# Problem description
Without including the pictures, copy out every line below.
--- Start ---
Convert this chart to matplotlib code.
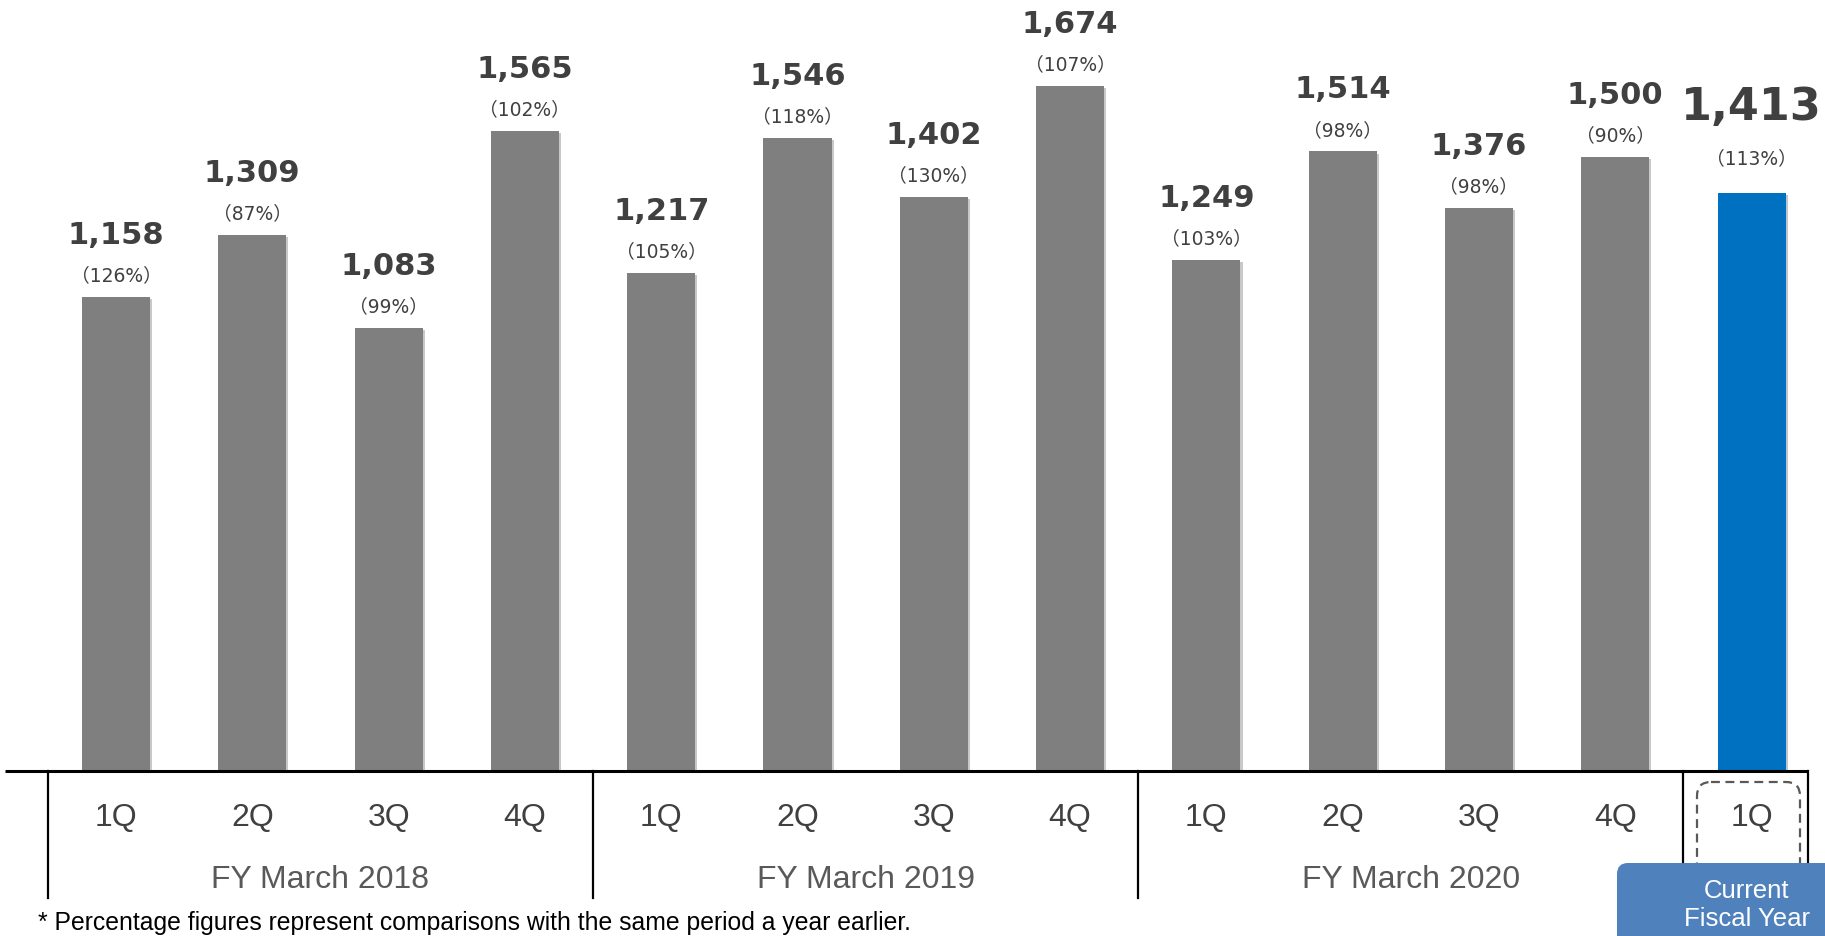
import matplotlib
matplotlib.use("Agg")
import matplotlib.pyplot as plt
from matplotlib.patches import FancyBboxPatch
import matplotlib.patheffects as pe

# data
values = [1158, 1309, 1083, 1565, 1217, 1546, 1402, 1674, 1249, 1514, 1376, 1500, 1413]
yoy_pct = [126, 87, 99, 102, 105, 118, 130, 107, 103, 98, 98, 90, 113]
quarters = ["1Q", "2Q", "3Q", "4Q"] * 3 + ["1Q"]
fiscal_years = ["FY March 2018", "FY March 2019", "FY March 2020"]
footnote = "* Percentage figures represent comparisons with the same period a year earlier."

W, H = 1825, 937
fig = plt.figure(figsize=(W / 100, H / 100), dpi=100)

# pixel layout
x0, step = 116, 136.3      # first bar centre, spacing
base = 772                 # baseline (px from top)
top_px = 87                # top of tallest bar
unit = max(values) / (base - top_px)

ax = fig.add_axes([0, 0, 1, 1])
ax.set_xlim(-x0 / step, (W - x0) / step)
ax.set_ylim(-(H - base) * unit, base * unit)
ax.axis("off")

n = len(values)
xs = list(range(n))
colors = ["#7f7f7f"] * (n - 1) + ["#0070c0"]
bars = ax.bar(xs, values, width=0.5, color=colors, zorder=2)
for b in bars:
    b.set_path_effects([pe.SimplePatchShadow(offset=(1.5, -1.5), alpha=0.25), pe.Normal()])

# value and percentage labels
for i, (v, p) in enumerate(zip(values, yoy_pct)):
    last = i == n - 1
    ax.annotate(f"{v:,}", (i, v), xytext=(0, 62 if last else 45), textcoords="offset points",
                ha="center", va="center", fontsize=32 if last else 22, fontweight="bold",
                color="#404040", family="DejaVu Sans")
    ax.annotate(f"（{p}%）", (i, v), xytext=(0, 25 if last else 16), textcoords="offset points",
                ha="center", va="center", fontsize=13.5, color="#404040",
                family=["DejaVu Sans", "Noto Sans CJK JP"])

# overlay in pixel coordinates for the table under the bars
ov = fig.add_axes([0, 0, 1, 1], facecolor="none")
ov.set_xlim(0, W)
ov.set_ylim(H, 0)
ov.axis("off")

def px(i):
    return x0 + step * i

right = 1808
ov.plot([5, right], [base, base], color="black", lw=2.2, solid_capstyle="butt")
for s in [-0.5, 3.5, 7.5]:
    ov.plot([px(s), px(s)], [base, 899], color="black", lw=1.6)
ov.plot([px(11.5), px(11.5)], [base, 899], color="black", lw=1.6)
ov.plot([right, right], [base, 880], color="black", lw=1.6)

for i, q in enumerate(quarters):
    ov.text(px(i), 818, q, ha="center", va="center", fontsize=23,
            color="#404040", family="Liberation Sans")
for k, fy in enumerate(fiscal_years):
    ov.text(px(4 * k + 1.5), 880, fy, ha="center", va="center", fontsize=23,
            color="#595959", family="Liberation Sans")

# dashed box around the current quarter
ov.add_patch(FancyBboxPatch((1697, 783), 103, 130, boxstyle="round,pad=0,rounding_size=14",
                            fill=False, ec="#595959", lw=1.6, ls=(0, (4, 2.5)), zorder=3))
# "Current Fiscal Year" tag
ov.add_patch(FancyBboxPatch((1617, 864), 260, 120, boxstyle="round,pad=0,rounding_size=11",
                            fc="#4f81bd", ec="none", zorder=4))
ov.text(1747, 905, "Current\nFiscal Year", ha="center", va="center", fontsize=18.5,
        color="white", family="Liberation Sans", linespacing=1.25, zorder=5)

ov.text(38, 923, footnote, ha="left", va="center", fontsize=17.8, color="black",
        family="Liberation Sans")

fig.savefig("out.png", dpi=100)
--- End ---
# Final result
Convert this chart to matplotlib code.
import matplotlib
matplotlib.use("Agg")
import matplotlib.pyplot as plt
from matplotlib.patches import FancyBboxPatch
import matplotlib.patheffects as pe

# data
values = [1158, 1309, 1083, 1565, 1217, 1546, 1402, 1674, 1249, 1514, 1376, 1500, 1413]
yoy_pct = [126, 87, 99, 102, 105, 118, 130, 107, 103, 98, 98, 90, 113]
quarters = ["1Q", "2Q", "3Q", "4Q"] * 3 + ["1Q"]
fiscal_years = ["FY March 2018", "FY March 2019", "FY March 2020"]
footnote = "* Percentage figures represent comparisons with the same period a year earlier."

W, H = 1825, 937
fig = plt.figure(figsize=(W / 100, H / 100), dpi=100)

# pixel layout
x0, step = 116, 136.3      # first bar centre, spacing
base = 772                 # baseline (px from top)
top_px = 87                # top of tallest bar
unit = max(values) / (base - top_px)

ax = fig.add_axes([0, 0, 1, 1])
ax.set_xlim(-x0 / step, (W - x0) / step)
ax.set_ylim(-(H - base) * unit, base * unit)
ax.axis("off")

n = len(values)
xs = list(range(n))
colors = ["#7f7f7f"] * (n - 1) + ["#0070c0"]
bars = ax.bar(xs, values, width=0.5, color=colors, zorder=2)
for b in bars:
    b.set_path_effects([pe.SimplePatchShadow(offset=(1.5, -1.5), alpha=0.25), pe.Normal()])

# value and percentage labels
for i, (v, p) in enumerate(zip(values, yoy_pct)):
    last = i == n - 1
    ax.annotate(f"{v:,}", (i, v), xytext=(0, 62 if last else 45), textcoords="offset points",
                ha="center", va="center", fontsize=32 if last else 22, fontweight="bold",
                color="#404040", family="DejaVu Sans")
    ax.annotate(f"（{p}%）", (i, v), xytext=(0, 25 if last else 16), textcoords="offset points",
                ha="center", va="center", fontsize=13.5, color="#404040",
                family=["DejaVu Sans", "Noto Sans CJK JP"])

# overlay in pixel coordinates for the table under the bars
ov = fig.add_axes([0, 0, 1, 1], facecolor="none")
ov.set_xlim(0, W)
ov.set_ylim(H, 0)
ov.axis("off")

def px(i):
    return x0 + step * i

right = 1808
ov.plot([5, right], [base, base], color="black", lw=2.2, solid_capstyle="butt")
for s in [-0.5, 3.5, 7.5]:
    ov.plot([px(s), px(s)], [base, 899], color="black", lw=1.6)
ov.plot([px(11.5), px(11.5)], [base, 899], color="black", lw=1.6)
ov.plot([right, right], [base, 880], color="black", lw=1.6)

for i, q in enumerate(quarters):
    ov.text(px(i), 818, q, ha="center", va="center", fontsize=23,
            color="#404040", family="Liberation Sans")
for k, fy in enumerate(fiscal_years):
    ov.text(px(4 * k + 1.5), 880, fy, ha="center", va="center", fontsize=23,
            color="#595959", family="Liberation Sans")

# dashed box around the current quarter
ov.add_patch(FancyBboxPatch((1697, 783), 103, 130, boxstyle="round,pad=0,rounding_size=14",
                            fill=False, ec="#595959", lw=1.6, ls=(0, (4, 2.5)), zorder=3))
# "Current Fiscal Year" tag
ov.add_patch(FancyBboxPatch((1617, 864), 260, 120, boxstyle="round,pad=0,rounding_size=11",
                            fc="#4f81bd", ec="none", zorder=4))
ov.text(1747, 905, "Current\nFiscal Year", ha="center", va="center", fontsize=18.5,
        color="white", family="Liberation Sans", linespacing=1.25, zorder=5)

ov.text(38, 923, footnote, ha="left", va="center", fontsize=17.8, color="black",
        family="Liberation Sans")

fig.savefig("out.png", dpi=100)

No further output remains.